<<<<
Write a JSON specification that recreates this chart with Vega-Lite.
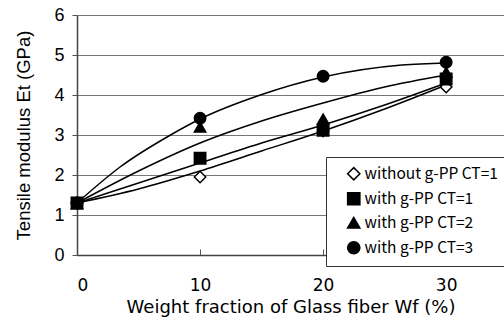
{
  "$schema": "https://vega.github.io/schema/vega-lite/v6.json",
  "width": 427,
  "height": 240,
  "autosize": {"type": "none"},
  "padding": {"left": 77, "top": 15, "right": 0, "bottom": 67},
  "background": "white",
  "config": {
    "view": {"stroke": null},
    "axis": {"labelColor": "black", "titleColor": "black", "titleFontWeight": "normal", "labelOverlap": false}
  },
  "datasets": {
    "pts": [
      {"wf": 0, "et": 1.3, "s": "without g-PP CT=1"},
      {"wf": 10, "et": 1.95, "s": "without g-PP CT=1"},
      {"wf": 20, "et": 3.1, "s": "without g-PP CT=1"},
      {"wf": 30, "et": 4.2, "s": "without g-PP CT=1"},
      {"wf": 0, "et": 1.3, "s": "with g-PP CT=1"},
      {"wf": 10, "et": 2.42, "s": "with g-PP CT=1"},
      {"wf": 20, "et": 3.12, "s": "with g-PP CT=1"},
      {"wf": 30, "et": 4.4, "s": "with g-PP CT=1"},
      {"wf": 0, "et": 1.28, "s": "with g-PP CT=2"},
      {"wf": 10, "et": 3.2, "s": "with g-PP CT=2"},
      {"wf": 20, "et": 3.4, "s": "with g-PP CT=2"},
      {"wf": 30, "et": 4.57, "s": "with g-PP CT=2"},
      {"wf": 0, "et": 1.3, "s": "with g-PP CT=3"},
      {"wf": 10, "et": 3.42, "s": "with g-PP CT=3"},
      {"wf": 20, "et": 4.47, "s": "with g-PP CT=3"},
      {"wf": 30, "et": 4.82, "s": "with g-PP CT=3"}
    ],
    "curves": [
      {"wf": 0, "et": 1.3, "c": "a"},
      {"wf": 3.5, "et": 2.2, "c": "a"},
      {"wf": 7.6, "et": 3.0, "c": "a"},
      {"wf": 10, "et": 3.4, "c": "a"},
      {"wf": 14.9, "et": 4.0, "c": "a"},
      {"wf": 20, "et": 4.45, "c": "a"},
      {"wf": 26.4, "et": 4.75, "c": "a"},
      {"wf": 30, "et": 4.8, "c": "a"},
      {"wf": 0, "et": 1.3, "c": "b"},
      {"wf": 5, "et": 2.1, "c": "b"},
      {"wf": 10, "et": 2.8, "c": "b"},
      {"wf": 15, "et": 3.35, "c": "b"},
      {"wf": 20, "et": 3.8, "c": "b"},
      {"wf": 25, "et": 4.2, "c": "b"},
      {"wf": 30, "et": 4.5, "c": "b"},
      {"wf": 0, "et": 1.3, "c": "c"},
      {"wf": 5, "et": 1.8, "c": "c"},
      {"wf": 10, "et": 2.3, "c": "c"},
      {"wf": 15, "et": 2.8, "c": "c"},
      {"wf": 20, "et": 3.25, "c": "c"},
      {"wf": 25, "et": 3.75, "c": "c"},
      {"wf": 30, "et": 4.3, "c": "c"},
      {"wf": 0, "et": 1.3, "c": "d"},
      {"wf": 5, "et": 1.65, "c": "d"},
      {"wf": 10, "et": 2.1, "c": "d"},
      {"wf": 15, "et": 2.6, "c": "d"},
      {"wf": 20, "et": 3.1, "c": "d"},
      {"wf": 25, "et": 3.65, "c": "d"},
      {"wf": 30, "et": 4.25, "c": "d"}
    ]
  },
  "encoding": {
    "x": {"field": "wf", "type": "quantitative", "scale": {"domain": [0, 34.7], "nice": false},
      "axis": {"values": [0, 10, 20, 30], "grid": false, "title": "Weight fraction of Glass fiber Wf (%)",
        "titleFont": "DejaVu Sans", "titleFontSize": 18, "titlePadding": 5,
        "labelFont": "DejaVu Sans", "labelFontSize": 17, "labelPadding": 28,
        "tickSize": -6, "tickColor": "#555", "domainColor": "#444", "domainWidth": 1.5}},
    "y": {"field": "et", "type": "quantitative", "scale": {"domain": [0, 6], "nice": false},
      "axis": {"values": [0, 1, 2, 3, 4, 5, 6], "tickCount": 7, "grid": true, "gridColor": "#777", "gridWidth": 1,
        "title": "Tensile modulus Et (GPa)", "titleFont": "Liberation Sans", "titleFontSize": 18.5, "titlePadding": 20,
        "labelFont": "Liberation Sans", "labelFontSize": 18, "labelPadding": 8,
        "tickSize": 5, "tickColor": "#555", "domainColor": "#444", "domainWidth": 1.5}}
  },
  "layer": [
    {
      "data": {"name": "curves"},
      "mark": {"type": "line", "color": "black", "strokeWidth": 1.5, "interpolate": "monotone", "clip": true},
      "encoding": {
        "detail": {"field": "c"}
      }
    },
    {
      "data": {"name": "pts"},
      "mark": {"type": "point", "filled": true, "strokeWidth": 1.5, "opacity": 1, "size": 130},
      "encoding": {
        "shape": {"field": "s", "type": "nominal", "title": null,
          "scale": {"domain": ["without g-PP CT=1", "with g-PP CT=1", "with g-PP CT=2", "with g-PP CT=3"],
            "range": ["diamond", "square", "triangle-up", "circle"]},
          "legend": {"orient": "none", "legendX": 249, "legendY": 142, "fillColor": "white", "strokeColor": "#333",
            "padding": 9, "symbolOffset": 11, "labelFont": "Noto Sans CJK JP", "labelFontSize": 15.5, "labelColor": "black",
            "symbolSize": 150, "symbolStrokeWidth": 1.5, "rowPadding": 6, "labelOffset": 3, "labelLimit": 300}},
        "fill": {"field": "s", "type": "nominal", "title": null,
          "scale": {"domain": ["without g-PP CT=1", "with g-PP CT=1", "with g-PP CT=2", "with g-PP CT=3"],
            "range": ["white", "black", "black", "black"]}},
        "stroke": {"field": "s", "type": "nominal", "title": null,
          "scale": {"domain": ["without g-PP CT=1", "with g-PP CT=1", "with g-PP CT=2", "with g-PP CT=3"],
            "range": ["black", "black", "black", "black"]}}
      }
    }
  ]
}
>>>>
■ Written task ■
Repeat the data exactly in full, omitting its pictures.

■ Completed task ■
Write a JSON specification that recreates this chart with Vega-Lite.
{
  "$schema": "https://vega.github.io/schema/vega-lite/v6.json",
  "width": 427,
  "height": 240,
  "autosize": {"type": "none"},
  "padding": {"left": 77, "top": 15, "right": 0, "bottom": 67},
  "background": "white",
  "config": {
    "view": {"stroke": null},
    "axis": {"labelColor": "black", "titleColor": "black", "titleFontWeight": "normal", "labelOverlap": false}
  },
  "datasets": {
    "pts": [
      {"wf": 0, "et": 1.3, "s": "without g-PP CT=1"},
      {"wf": 10, "et": 1.95, "s": "without g-PP CT=1"},
      {"wf": 20, "et": 3.1, "s": "without g-PP CT=1"},
      {"wf": 30, "et": 4.2, "s": "without g-PP CT=1"},
      {"wf": 0, "et": 1.3, "s": "with g-PP CT=1"},
      {"wf": 10, "et": 2.42, "s": "with g-PP CT=1"},
      {"wf": 20, "et": 3.12, "s": "with g-PP CT=1"},
      {"wf": 30, "et": 4.4, "s": "with g-PP CT=1"},
      {"wf": 0, "et": 1.28, "s": "with g-PP CT=2"},
      {"wf": 10, "et": 3.2, "s": "with g-PP CT=2"},
      {"wf": 20, "et": 3.4, "s": "with g-PP CT=2"},
      {"wf": 30, "et": 4.57, "s": "with g-PP CT=2"},
      {"wf": 0, "et": 1.3, "s": "with g-PP CT=3"},
      {"wf": 10, "et": 3.42, "s": "with g-PP CT=3"},
      {"wf": 20, "et": 4.47, "s": "with g-PP CT=3"},
      {"wf": 30, "et": 4.82, "s": "with g-PP CT=3"}
    ],
    "curves": [
      {"wf": 0, "et": 1.3, "c": "a"},
      {"wf": 3.5, "et": 2.2, "c": "a"},
      {"wf": 7.6, "et": 3.0, "c": "a"},
      {"wf": 10, "et": 3.4, "c": "a"},
      {"wf": 14.9, "et": 4.0, "c": "a"},
      {"wf": 20, "et": 4.45, "c": "a"},
      {"wf": 26.4, "et": 4.75, "c": "a"},
      {"wf": 30, "et": 4.8, "c": "a"},
      {"wf": 0, "et": 1.3, "c": "b"},
      {"wf": 5, "et": 2.1, "c": "b"},
      {"wf": 10, "et": 2.8, "c": "b"},
      {"wf": 15, "et": 3.35, "c": "b"},
      {"wf": 20, "et": 3.8, "c": "b"},
      {"wf": 25, "et": 4.2, "c": "b"},
      {"wf": 30, "et": 4.5, "c": "b"},
      {"wf": 0, "et": 1.3, "c": "c"},
      {"wf": 5, "et": 1.8, "c": "c"},
      {"wf": 10, "et": 2.3, "c": "c"},
      {"wf": 15, "et": 2.8, "c": "c"},
      {"wf": 20, "et": 3.25, "c": "c"},
      {"wf": 25, "et": 3.75, "c": "c"},
      {"wf": 30, "et": 4.3, "c": "c"},
      {"wf": 0, "et": 1.3, "c": "d"},
      {"wf": 5, "et": 1.65, "c": "d"},
      {"wf": 10, "et": 2.1, "c": "d"},
      {"wf": 15, "et": 2.6, "c": "d"},
      {"wf": 20, "et": 3.1, "c": "d"},
      {"wf": 25, "et": 3.65, "c": "d"},
      {"wf": 30, "et": 4.25, "c": "d"}
    ]
  },
  "encoding": {
    "x": {"field": "wf", "type": "quantitative", "scale": {"domain": [0, 34.7], "nice": false},
      "axis": {"values": [0, 10, 20, 30], "grid": false, "title": "Weight fraction of Glass fiber Wf (%)",
        "titleFont": "DejaVu Sans", "titleFontSize": 18, "titlePadding": 5,
        "labelFont": "DejaVu Sans", "labelFontSize": 17, "labelPadding": 28,
        "tickSize": -6, "tickColor": "#555", "domainColor": "#444", "domainWidth": 1.5}},
    "y": {"field": "et", "type": "quantitative", "scale": {"domain": [0, 6], "nice": false},
      "axis": {"values": [0, 1, 2, 3, 4, 5, 6], "tickCount": 7, "grid": true, "gridColor": "#777", "gridWidth": 1,
        "title": "Tensile modulus Et (GPa)", "titleFont": "Liberation Sans", "titleFontSize": 18.5, "titlePadding": 20,
        "labelFont": "Liberation Sans", "labelFontSize": 18, "labelPadding": 8,
        "tickSize": 5, "tickColor": "#555", "domainColor": "#444", "domainWidth": 1.5}}
  },
  "layer": [
    {
      "data": {"name": "curves"},
      "mark": {"type": "line", "color": "black", "strokeWidth": 1.5, "interpolate": "monotone", "clip": true},
      "encoding": {
        "detail": {"field": "c"}
      }
    },
    {
      "data": {"name": "pts"},
      "mark": {"type": "point", "filled": true, "strokeWidth": 1.5, "opacity": 1, "size": 130},
      "encoding": {
        "shape": {"field": "s", "type": "nominal", "title": null,
          "scale": {"domain": ["without g-PP CT=1", "with g-PP CT=1", "with g-PP CT=2", "with g-PP CT=3"],
            "range": ["diamond", "square", "triangle-up", "circle"]},
          "legend": {"orient": "none", "legendX": 249, "legendY": 142, "fillColor": "white", "strokeColor": "#333",
            "padding": 9, "symbolOffset": 11, "labelFont": "Noto Sans CJK JP", "labelFontSize": 15.5, "labelColor": "black",
            "symbolSize": 150, "symbolStrokeWidth": 1.5, "rowPadding": 6, "labelOffset": 3, "labelLimit": 300}},
        "fill": {"field": "s", "type": "nominal", "title": null,
          "scale": {"domain": ["without g-PP CT=1", "with g-PP CT=1", "with g-PP CT=2", "with g-PP CT=3"],
            "range": ["white", "black", "black", "black"]}},
        "stroke": {"field": "s", "type": "nominal", "title": null,
          "scale": {"domain": ["without g-PP CT=1", "with g-PP CT=1", "with g-PP CT=2", "with g-PP CT=3"],
            "range": ["black", "black", "black", "black"]}}
      }
    }
  ]
}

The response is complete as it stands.